Goal: Please transcribe the data that follows without the pictures, keeping every word the same.

Raw data:
---*---
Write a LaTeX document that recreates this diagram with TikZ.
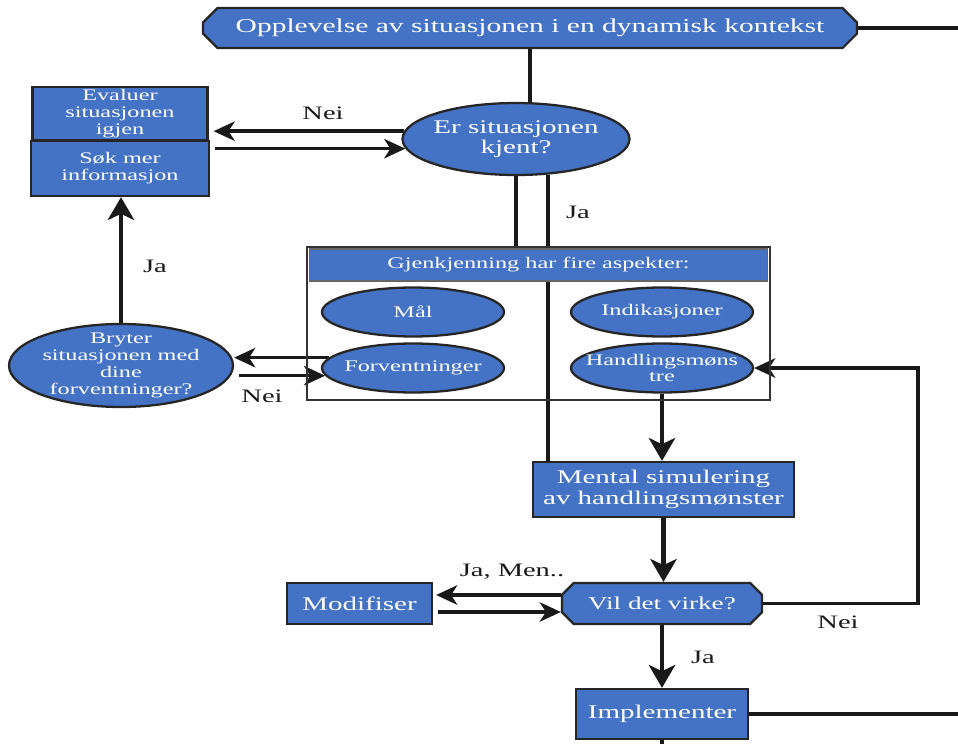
\documentclass[tikz,border=0pt]{standalone}
\usepackage{fontspec}
\setmainfont{Liberation Serif}
\newfontfamily\widefont[FakeStretch=1.5]{Liberation Serif}
\usetikzlibrary{shapes.geometric,shapes.misc,arrows.meta,backgrounds}
\definecolor{boxblue}{RGB}{68,114,196}

\begin{document}
\begin{tikzpicture}[x=0.02cm, y=-0.02cm, every node/.style={font=\widefont},
  bluebox/.style={draw=black!85, line width=1.3pt, fill=boxblue, text=white, inner sep=0pt, align=center},
  bigtxt/.style={font=\widefont\fontsize{11}{11.6}\selectfont},
  smalltxt/.style={font=\widefont\fontsize{9.2}{9.6}\selectfont},
  ell/.style={bluebox, ellipse, inner xsep=-8pt, inner ysep=-2pt},
  cham/.style={bluebox, chamfered rectangle, chamfered rectangle xsep=0.26cm},
  lab/.style={font=\widefont\fontsize{10.8}{11}\selectfont, text=black!90},
  conn/.style={line width=2pt, draw=black!90},
  arr/.style={conn, -{Stealth[length=12pt,width=11pt,inset=3.5pt]}},
  bigarr/.style={conn, line width=2.8pt, -{Stealth[length=13pt,width=15pt,inset=3.5pt]}}]
  \useasboundingbox (0,0) rectangle (958,744);
  % boxes
  \node[cham, bigtxt, font=\widefont\fontsize{11.2}{12}\selectfont, minimum width=13.08cm, minimum height=0.8cm] (top) at (530,28) {Opplevelse av situasjonen i en dynamisk kontekst};
  \node[ell, bigtxt, minimum width=4.54cm, minimum height=1.44cm] (er) at (516,139) {Er situasjonen\\kjent?};
  \node[bluebox, smalltxt, minimum width=3.5cm, minimum height=1.06cm] (evaluer) at (120,113.5) {Evaluer\\situasjonen\\igjen};
  \node[bluebox, smalltxt, minimum width=3.56cm, minimum height=1.1cm] (soek) at (120,168.5) {Søk mer\\informasjon};
  \node[draw=black!80, line width=1.2pt, minimum width=9.26cm, minimum height=3.06cm, inner sep=0pt] (gj) at (538.5,323.5) {};
  \node[bluebox, smalltxt, draw=black!60, line width=0.6pt, minimum width=9.18cm, minimum height=0.64cm] (gjhead) at (538.5,265) {Gjenkjenning har fire aspekter:};
  \node[ell, smalltxt, minimum width=3.64cm, minimum height=0.98cm] (maal) at (413,312) {Mål};
  \node[ell, smalltxt, minimum width=3.64cm, minimum height=0.98cm] (ind) at (662,312) {Indikasjoner};
  \node[ell, smalltxt, minimum width=3.64cm, minimum height=0.98cm] (forv) at (413,368) {Forventninger};
  \node[ell, smalltxt, minimum width=3.64cm, minimum height=0.98cm] (handl) at (662,368) {Handlingsmøns\\tre};
  \node[ell, smalltxt, inner xsep=-4pt, inner ysep=-3pt, minimum width=4.48cm, minimum height=1.66cm] (bryter) at (121,365.5) {Bryter\\situasjonen med\\dine\\forventninger?};
  \node[bluebox, bigtxt, minimum width=5.22cm, minimum height=1.1cm] (mental) at (663.5,489.5) {Mental simulering\\av handlingsmønster};
  \node[bluebox, bigtxt, minimum width=2.9cm, minimum height=0.82cm] (modif) at (359.5,603.5) {Modifiser};
  \node[cham, bigtxt, font=\widefont\fontsize{10.3}{11}\selectfont, minimum width=4cm, minimum height=0.82cm] (vil) at (662,603.5) {Vil det virke?};
  \node[bluebox, bigtxt, minimum width=3.44cm, minimum height=1cm] (impl) at (662,714) {Implementer};
  % free ends
  \coordinate (topend) at (958,28);
  \coordinate (implend) at (958,714);
  \coordinate (implbot) at (662,744);
  \coordinate (loopx) at (918,480);
  \coordinate (va) at ([yshift=0.17cm]vil.west);
  \coordinate (vb) at ([yshift=-0.17cm]vil.west);
  % connectors
  \begin{scope}[on background layer]
    \draw[conn] (top.east) -- (topend);
    \draw[conn] (top.south) -- (top.south |- er.north);
    \draw[arr, shorten >=0.1cm] (er.176) -- (er.176 -| evaluer.east);
    \draw[arr, shorten <=0.1cm] (er.185 -| soek.east) -- (er.185);
    \draw[conn] (er.south) -- (er.south |- gj.north);
    \draw[conn] (er.-48) -- (er.-48 |- mental.north);
    \draw[bigarr] (bryter.north) -- (bryter.north |- soek.south);
    \draw[arr] (forv.173) -- (forv.173 -| bryter.east);
    \draw[arr, shorten <=0.1cm] (forv.185 -| bryter.east) -- (forv.185);
    \draw[bigarr] (handl.south) -- (handl.south |- mental.north);
    \draw[bigarr] (mental.south) -- (mental.south |- vil.north);
    \draw[arr, shorten >=0.06cm] (va) -- (va -| modif.east);
    \draw[arr, shorten <=0.1cm] (vb -| modif.east) -- (vb);
    \draw[arr] (vil.east) -| (loopx) |- (handl.east);
    \draw[bigarr] (vil.south) -- (vil.south |- impl.north);
    \draw[conn] (impl.east) -- (implend);
    \draw[conn] (impl.south) -- (implbot);
  \end{scope}
  % labels
  \node[lab] (nei1) at (323,113) {Nei};
  \node[lab] (ja1) at (578,212) {Ja};
  \node[lab] (ja2) at (155,266) {Ja};
  \node[lab] (nei2) at (262,396) {Nei};
  \node[lab] (jamen) at (512,572) {Ja, Men..};
  \node[lab] (nei3) at (838,622) {Nei};
  \node[lab] (ja3) at (703,657) {Ja};
\end{tikzpicture}
\end{document}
---*---
Reply to the task:
Write a LaTeX document that recreates this diagram with TikZ.
\documentclass[tikz,border=0pt]{standalone}
\usepackage{fontspec}
\setmainfont{Liberation Serif}
\newfontfamily\widefont[FakeStretch=1.5]{Liberation Serif}
\usetikzlibrary{shapes.geometric,shapes.misc,arrows.meta,backgrounds}
\definecolor{boxblue}{RGB}{68,114,196}

\begin{document}
\begin{tikzpicture}[x=0.02cm, y=-0.02cm, every node/.style={font=\widefont},
  bluebox/.style={draw=black!85, line width=1.3pt, fill=boxblue, text=white, inner sep=0pt, align=center},
  bigtxt/.style={font=\widefont\fontsize{11}{11.6}\selectfont},
  smalltxt/.style={font=\widefont\fontsize{9.2}{9.6}\selectfont},
  ell/.style={bluebox, ellipse, inner xsep=-8pt, inner ysep=-2pt},
  cham/.style={bluebox, chamfered rectangle, chamfered rectangle xsep=0.26cm},
  lab/.style={font=\widefont\fontsize{10.8}{11}\selectfont, text=black!90},
  conn/.style={line width=2pt, draw=black!90},
  arr/.style={conn, -{Stealth[length=12pt,width=11pt,inset=3.5pt]}},
  bigarr/.style={conn, line width=2.8pt, -{Stealth[length=13pt,width=15pt,inset=3.5pt]}}]
  \useasboundingbox (0,0) rectangle (958,744);
  % boxes
  \node[cham, bigtxt, font=\widefont\fontsize{11.2}{12}\selectfont, minimum width=13.08cm, minimum height=0.8cm] (top) at (530,28) {Opplevelse av situasjonen i en dynamisk kontekst};
  \node[ell, bigtxt, minimum width=4.54cm, minimum height=1.44cm] (er) at (516,139) {Er situasjonen\\kjent?};
  \node[bluebox, smalltxt, minimum width=3.5cm, minimum height=1.06cm] (evaluer) at (120,113.5) {Evaluer\\situasjonen\\igjen};
  \node[bluebox, smalltxt, minimum width=3.56cm, minimum height=1.1cm] (soek) at (120,168.5) {Søk mer\\informasjon};
  \node[draw=black!80, line width=1.2pt, minimum width=9.26cm, minimum height=3.06cm, inner sep=0pt] (gj) at (538.5,323.5) {};
  \node[bluebox, smalltxt, draw=black!60, line width=0.6pt, minimum width=9.18cm, minimum height=0.64cm] (gjhead) at (538.5,265) {Gjenkjenning har fire aspekter:};
  \node[ell, smalltxt, minimum width=3.64cm, minimum height=0.98cm] (maal) at (413,312) {Mål};
  \node[ell, smalltxt, minimum width=3.64cm, minimum height=0.98cm] (ind) at (662,312) {Indikasjoner};
  \node[ell, smalltxt, minimum width=3.64cm, minimum height=0.98cm] (forv) at (413,368) {Forventninger};
  \node[ell, smalltxt, minimum width=3.64cm, minimum height=0.98cm] (handl) at (662,368) {Handlingsmøns\\tre};
  \node[ell, smalltxt, inner xsep=-4pt, inner ysep=-3pt, minimum width=4.48cm, minimum height=1.66cm] (bryter) at (121,365.5) {Bryter\\situasjonen med\\dine\\forventninger?};
  \node[bluebox, bigtxt, minimum width=5.22cm, minimum height=1.1cm] (mental) at (663.5,489.5) {Mental simulering\\av handlingsmønster};
  \node[bluebox, bigtxt, minimum width=2.9cm, minimum height=0.82cm] (modif) at (359.5,603.5) {Modifiser};
  \node[cham, bigtxt, font=\widefont\fontsize{10.3}{11}\selectfont, minimum width=4cm, minimum height=0.82cm] (vil) at (662,603.5) {Vil det virke?};
  \node[bluebox, bigtxt, minimum width=3.44cm, minimum height=1cm] (impl) at (662,714) {Implementer};
  % free ends
  \coordinate (topend) at (958,28);
  \coordinate (implend) at (958,714);
  \coordinate (implbot) at (662,744);
  \coordinate (loopx) at (918,480);
  \coordinate (va) at ([yshift=0.17cm]vil.west);
  \coordinate (vb) at ([yshift=-0.17cm]vil.west);
  % connectors
  \begin{scope}[on background layer]
    \draw[conn] (top.east) -- (topend);
    \draw[conn] (top.south) -- (top.south |- er.north);
    \draw[arr, shorten >=0.1cm] (er.176) -- (er.176 -| evaluer.east);
    \draw[arr, shorten <=0.1cm] (er.185 -| soek.east) -- (er.185);
    \draw[conn] (er.south) -- (er.south |- gj.north);
    \draw[conn] (er.-48) -- (er.-48 |- mental.north);
    \draw[bigarr] (bryter.north) -- (bryter.north |- soek.south);
    \draw[arr] (forv.173) -- (forv.173 -| bryter.east);
    \draw[arr, shorten <=0.1cm] (forv.185 -| bryter.east) -- (forv.185);
    \draw[bigarr] (handl.south) -- (handl.south |- mental.north);
    \draw[bigarr] (mental.south) -- (mental.south |- vil.north);
    \draw[arr, shorten >=0.06cm] (va) -- (va -| modif.east);
    \draw[arr, shorten <=0.1cm] (vb -| modif.east) -- (vb);
    \draw[arr] (vil.east) -| (loopx) |- (handl.east);
    \draw[bigarr] (vil.south) -- (vil.south |- impl.north);
    \draw[conn] (impl.east) -- (implend);
    \draw[conn] (impl.south) -- (implbot);
  \end{scope}
  % labels
  \node[lab] (nei1) at (323,113) {Nei};
  \node[lab] (ja1) at (578,212) {Ja};
  \node[lab] (ja2) at (155,266) {Ja};
  \node[lab] (nei2) at (262,396) {Nei};
  \node[lab] (jamen) at (512,572) {Ja, Men..};
  \node[lab] (nei3) at (838,622) {Nei};
  \node[lab] (ja3) at (703,657) {Ja};
\end{tikzpicture}
\end{document}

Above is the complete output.